Mis en ligne le 23.05.2013 à 08:51

Philippe Kenel

Il faudra bien une fois que le monde politique et bancaire se demande comment a pu se produire en Suisse ce que l’on peut appeler, avec un brin d’humour, le Rubikgate. Comment les autorités helvétiques ont-elles pu être suffisamment sourdes et aveugles pour croire qu’elles arriveraient à convaincre les autres Etats que le système de l’impôt libératoire est l’équivalent de l’échange automatique ? Manque d’informations malgré le nombre de conseillers et de lobbyistes ? Manque d’écoute ? Sans que cet exercice ait comme effet de montrer du doigt des personnes du monde politique ou bancaire, il est nécessaire qu’il soit fait. En effet, si tel n’était pas le cas, un fossé se creuserait entre le monde politique et la population sur ces questions financières. Il faut bien avouer qu’aujourd’hui personne ne comprend plus la stratégie des partis du centre droite. A ce jour, le seul gagnant est le parti socialiste qui a toujours suivi la même ligne en se livrant à une étude éclairée de la situation.

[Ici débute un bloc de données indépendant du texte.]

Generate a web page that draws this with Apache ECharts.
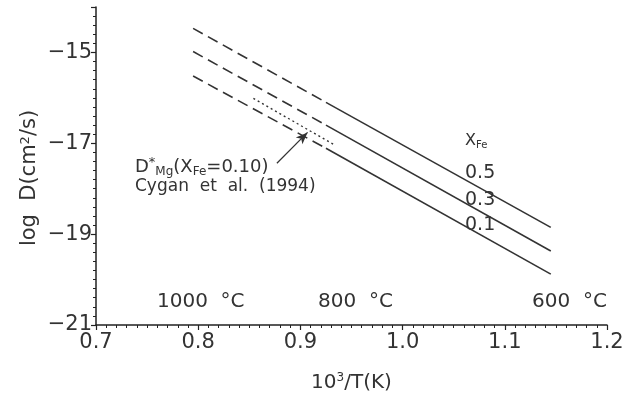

Le but de ces quelques lignes est d’expliquer en quoi la Weissgeldstrategie est l’enfant naturel du Rubikgate et la raison pour laquelle les milieux bancaires n’y étaient pas opposés à l’époque, alors qu’ils la rejettent totalement aujourd’hui. Pour comprendre ce changement d’attitude, il sied d’avoir à l’esprit qu’en cas de signature d’un accord Rubik avec l’Allemagne, il n’y aurait plus eu d’argent non déclaré, ni passé, ni futur, dans les banques helvétiques. Par conséquent, les milieux bancaires, notamment suisses alémaniques, ne voyaient aucun problème majeur à introduire la Weissgeldstrategie dans la mesure où de toute manière il s’agissait d’une conséquence naturelle des accords Rubik. Il aurait en effet été possible pour les banques de gérer de l’argent allemand, qui par définition aurait été légal, tout en appliquant la stratégie de l’argent blanc. Cependant, vu l’échec de la stratégie Rubik, la Weissgeldstrategie est devenue la politique de tous les dangers. En effet, sans accord Rubik, pas que de l’argent allemand légal dans les banques suisses, et par conséquent, impossibilité de n’accepter que de l’argent déclaré.

Sur le plan politique, le problème est que, convaincus que les accords Rubik, notamment celui avec l’Allemagne, seraient conclus, les partis du centre droite et les milieux bancaires ont laissé la Weissgeldstrategie se mettre en marche. Un texte est en procédure de consultation jusqu’au 15 juin 2013. Gage a même été donné au parti socialiste de l’application de cette stratégie en contrepartie de son soutien à l’accord entre la Suisse et les Etats-Unis en février 2012. Quelle sera l’attitude de ce parti lorsque l’on sollicitera son soutien dans le futur accord entre la Suisse et les Etats-Unis sur le sort des banques helvétiques dans cet Etat si la stratégie de l’argent blanc est retirée ?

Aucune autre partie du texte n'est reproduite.